= Written problem =
Include the line containing "(\x,7) -- (\x,196);" and all lines before it, repeated exactly from the listing below, without pictures.

(Excerpt from a dataset)
----------------
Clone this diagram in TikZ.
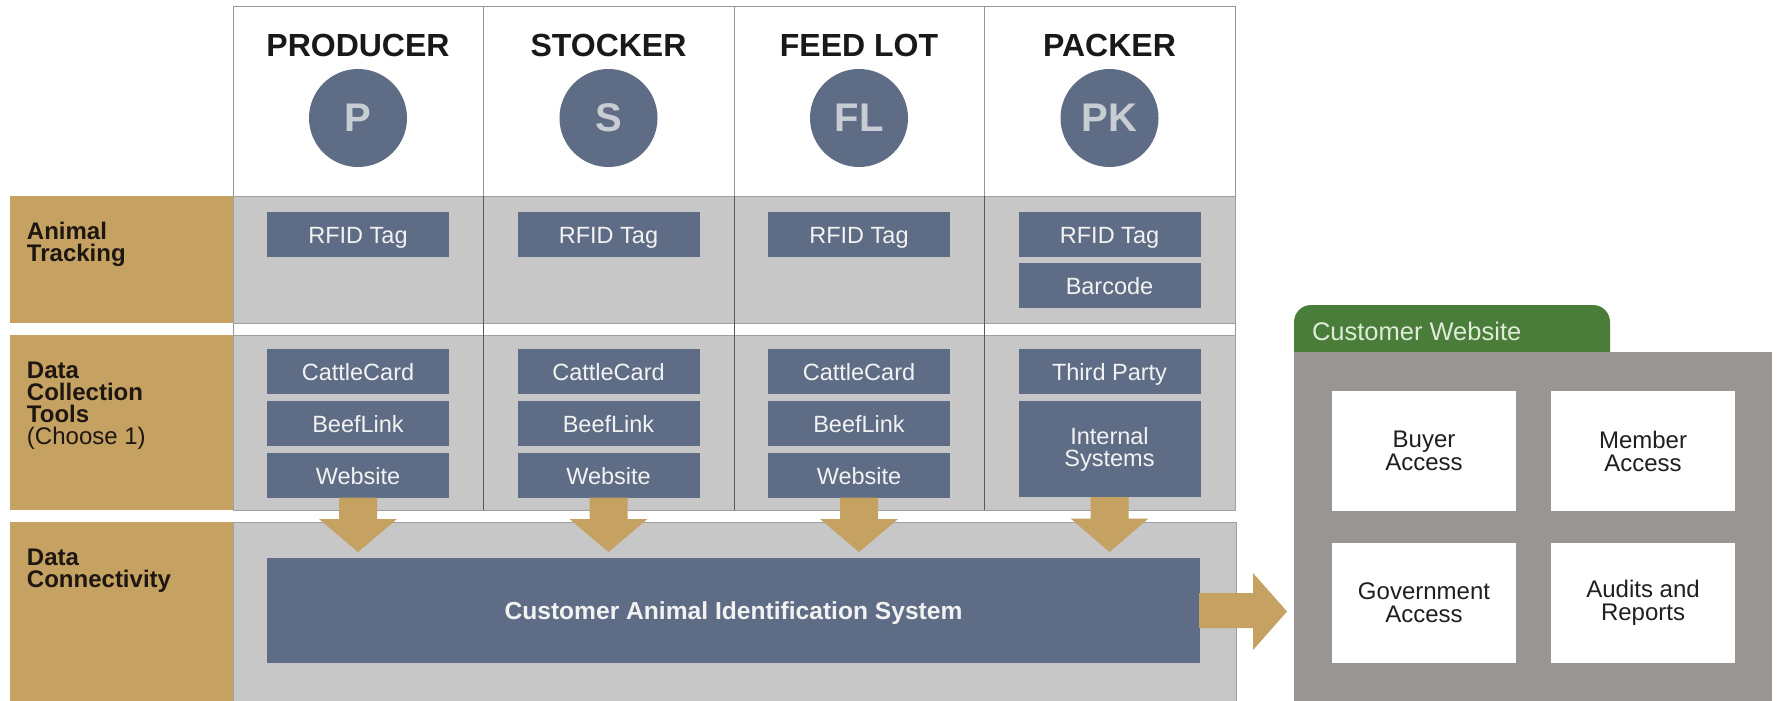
\documentclass[tikz,border=0pt]{standalone}
\usepackage{fontspec}
\setmainfont{Liberation Sans}
\usetikzlibrary{calc}
\definecolor{gold}{RGB}{197,161,98}
\definecolor{slate}{RGB}{94,109,133}
\definecolor{rowgray}{RGB}{199,199,199}
\definecolor{rowedge}{RGB}{160,160,160}
\definecolor{hdredge}{RGB}{150,150,150}
\definecolor{divline}{RGB}{90,90,90}
\definecolor{webgray}{RGB}{152,149,146}
\definecolor{tabgreen}{RGB}{74,124,58}
\definecolor{lettergray}{RGB}{200,205,212}
\definecolor{tabtext}{RGB}{222,236,216}
\definecolor{boxtext}{RGB}{242,242,242}
\definecolor{labtext}{RGB}{30,22,16}
\newcommand\dnflow[2]{\fill[flow] ($(#1.south)+(-19,0)$) -- ++(0,21.5) -- ++(-20,0) -- ($(#1.south |- #2.north)+(0,-6)$) -- ($(#1.south)+(39,21.5)$) -- ++(-20,0) -- ($(#1.south)+(19,0)$) -- cycle;}
\begin{document}
\begin{tikzpicture}[x=1pt,y=-1pt,
  every node/.style={inner sep=0pt, outer sep=0pt},
  hdr/.style={font=\fontsize{32}{32}\selectfont\bfseries, text=black!90, anchor=base},
  disc/.style={circle, fill=slate, minimum size=98pt, text=lettergray, font=\fontsize{40}{40}\selectfont\bfseries},
  tool/.style={fill=slate, text=boxtext, minimum width=182pt, minimum height=45pt, font=\fontsize{23.5}{22}\selectfont, text height=18.6pt, text depth=0pt},
  tooltwo/.style={fill=slate, text=boxtext, minimum width=182pt, align=center, font=\fontsize{23.5}{22}\selectfont},
  lab/.style={anchor=north west, align=left, text=labtext, font=\fontsize{24}{22}\selectfont},
  access/.style={fill=white, minimum width=184pt, minimum height=120pt, align=center, text=black!88, font=\fontsize{24}{23}\selectfont},
  flow/.style={fill=gold}
]
\useasboundingbox[fill=white] (0,0) rectangle (1777,701);

% header columns
\draw[hdredge, fill=white, line width=1pt] (233,7) rectangle (1235,510);
\foreach \x in {483.5,734,984.5} \draw[hdredge, line width=1pt] (\x,7) -- (\x,196);

% row label cells and bands
\fill[gold] (10,196) rectangle (233,323);
\fill[gold] (10,335) rectangle (233,510);
\fill[gold] (10,522) rectangle (233,701);
\filldraw[fill=rowgray, draw=rowedge, line width=1pt] (233,196) rectangle (1235,323);
\filldraw[fill=rowgray, draw=rowedge, line width=1pt] (233,335) rectangle (1235,510);
\filldraw[fill=rowgray, draw=rowedge, line width=1pt] (233,522) rectangle (1236,702);
\foreach \x in {483.5,734,984.5} \draw[divline, line width=1pt] (\x,196) -- (\x,510);

% row labels
\node[lab] (lab1) at (27,222.5) {\textbf{Animal}\\\textbf{Tracking}};
\node[lab] (lab2) at (27,362) {\textbf{Data}\\\textbf{Collection}\\\textbf{Tools}\\(Choose 1)};
\node[lab] (lab3) at (27,549) {\textbf{Data}\\\textbf{Connectivity}};

% headers
\node[hdr] (hP) at (358,57) {PRODUCER};
\node[hdr] (hS) at (608.5,57) {STOCKER};
\node[hdr] (hF) at (859,57) {FEED LOT};
\node[hdr] (hK) at (1109.5,57) {PACKER};
\node[disc] (cP) at (358,118) {P};
\node[disc] (cS) at (608.5,118) {S};
\node[disc] (cF) at (859,118) {FL};
\node[disc] (cK) at (1109.5,118) {PK};

% animal tracking
\node[tool] (rfP) at (358,234.5) {RFID Tag};
\node[tool] (rfS) at (608.5,234.5) {RFID Tag};
\node[tool] (rfF) at (859,234.5) {RFID Tag};
\node[tool] (rfK) at (1109.5,234.5) {RFID Tag};
\node[tool] (bcK) at (1109.5,285.5) {Barcode};

% data collection tools
\node[tool] (ccP) at (358,371.5) {CattleCard};
\node[tool] (blP) at (358,423.5) {BeefLink};
\node[tool] (wsP) at (358,475) {Website};
\node[tool] (ccS) at (608.5,371.5) {CattleCard};
\node[tool] (blS) at (608.5,423.5) {BeefLink};
\node[tool] (wsS) at (608.5,475) {Website};
\node[tool] (ccF) at (859,371.5) {CattleCard};
\node[tool] (blF) at (859,423.5) {BeefLink};
\node[tool] (wsF) at (859,475) {Website};
\node[tool] (tpK) at (1109.5,371.5) {Third Party};
\node[tooltwo, minimum height=96pt] (isK) at (1109.5,449) {Internal\\Systems};

% data connectivity
\node[fill=slate, text=boxtext, minimum width=933pt, minimum height=105pt, font=\fontsize{24.6}{24}\selectfont\bfseries, text height=17.6pt, text depth=0pt] (cais) at (733.5,610.5) {Customer Animal Identification System};

% flows
\dnflow{wsP}{cais}
\dnflow{wsS}{cais}
\dnflow{wsF}{cais}
\dnflow{isK}{cais}

% customer website
\fill[tabgreen, rounded corners=17pt] (1294,372) -- (1294,305) -- (1610,305) -- (1610,372) -- cycle;
\node[fill=webgray, minimum width=478pt, minimum height=349pt] (web) at (1533,526.5) {};
\node[anchor=base west, text=tabtext, font=\fontsize{25.5}{25.5}\selectfont] (cwt) at (1312,340) {Customer Website};
\coordinate (tip) at ($(cais.east -| web.west)+(-7,1)$);
\fill[flow] ($(cais.east)+(-1,-17.5)$) -- ($(cais.east)+(53,-17.5)$) -- ($(cais.east)+(53,-37.5)$) -- (tip) -- ($(cais.east)+(53,39.5)$) -- ($(cais.east)+(53,17.5)$) -- ($(cais.east)+(-1,17.5)$) -- cycle;

\node[access] (buy) at (1424,451) {Buyer\\Access};
\node[access] (mem) at (1643,451) {Member\\Access};
\node[access] (gov) at (1424,603) {Government\\Access};
\node[access] (aud) at (1643,603) {Audits and\\Reports};
\end{tikzpicture}
\end{document}
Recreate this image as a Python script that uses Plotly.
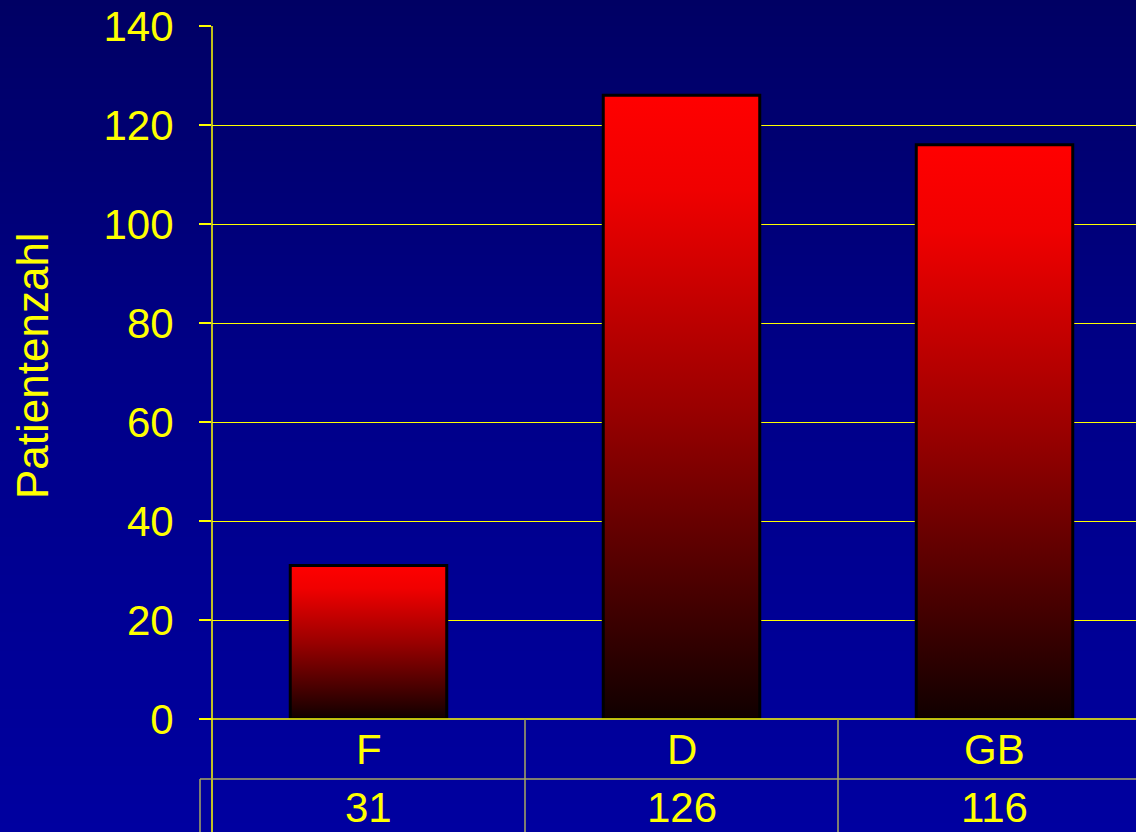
----------------
= Correct result =
Clone this diagram in TikZ.
\documentclass[tikz,border=0pt]{standalone}
\usepackage{fontspec}
\setmainfont{Liberation Sans}
\usetikzlibrary{calc}
\definecolor{gold}{RGB}{197,161,98}
\definecolor{slate}{RGB}{94,109,133}
\definecolor{rowgray}{RGB}{199,199,199}
\definecolor{rowedge}{RGB}{160,160,160}
\definecolor{hdredge}{RGB}{150,150,150}
\definecolor{divline}{RGB}{90,90,90}
\definecolor{webgray}{RGB}{152,149,146}
\definecolor{tabgreen}{RGB}{74,124,58}
\definecolor{lettergray}{RGB}{200,205,212}
\definecolor{tabtext}{RGB}{222,236,216}
\definecolor{boxtext}{RGB}{242,242,242}
\definecolor{labtext}{RGB}{30,22,16}
\newcommand\dnflow[2]{\fill[flow] ($(#1.south)+(-19,0)$) -- ++(0,21.5) -- ++(-20,0) -- ($(#1.south |- #2.north)+(0,-6)$) -- ($(#1.south)+(39,21.5)$) -- ++(-20,0) -- ($(#1.south)+(19,0)$) -- cycle;}
\begin{document}
\begin{tikzpicture}[x=1pt,y=-1pt,
  every node/.style={inner sep=0pt, outer sep=0pt},
  hdr/.style={font=\fontsize{32}{32}\selectfont\bfseries, text=black!90, anchor=base},
  disc/.style={circle, fill=slate, minimum size=98pt, text=lettergray, font=\fontsize{40}{40}\selectfont\bfseries},
  tool/.style={fill=slate, text=boxtext, minimum width=182pt, minimum height=45pt, font=\fontsize{23.5}{22}\selectfont, text height=18.6pt, text depth=0pt},
  tooltwo/.style={fill=slate, text=boxtext, minimum width=182pt, align=center, font=\fontsize{23.5}{22}\selectfont},
  lab/.style={anchor=north west, align=left, text=labtext, font=\fontsize{24}{22}\selectfont},
  access/.style={fill=white, minimum width=184pt, minimum height=120pt, align=center, text=black!88, font=\fontsize{24}{23}\selectfont},
  flow/.style={fill=gold}
]
\useasboundingbox[fill=white] (0,0) rectangle (1777,701);

% header columns
\draw[hdredge, fill=white, line width=1pt] (233,7) rectangle (1235,510);
\foreach \x in {483.5,734,984.5} \draw[hdredge, line width=1pt] (\x,7) -- (\x,196);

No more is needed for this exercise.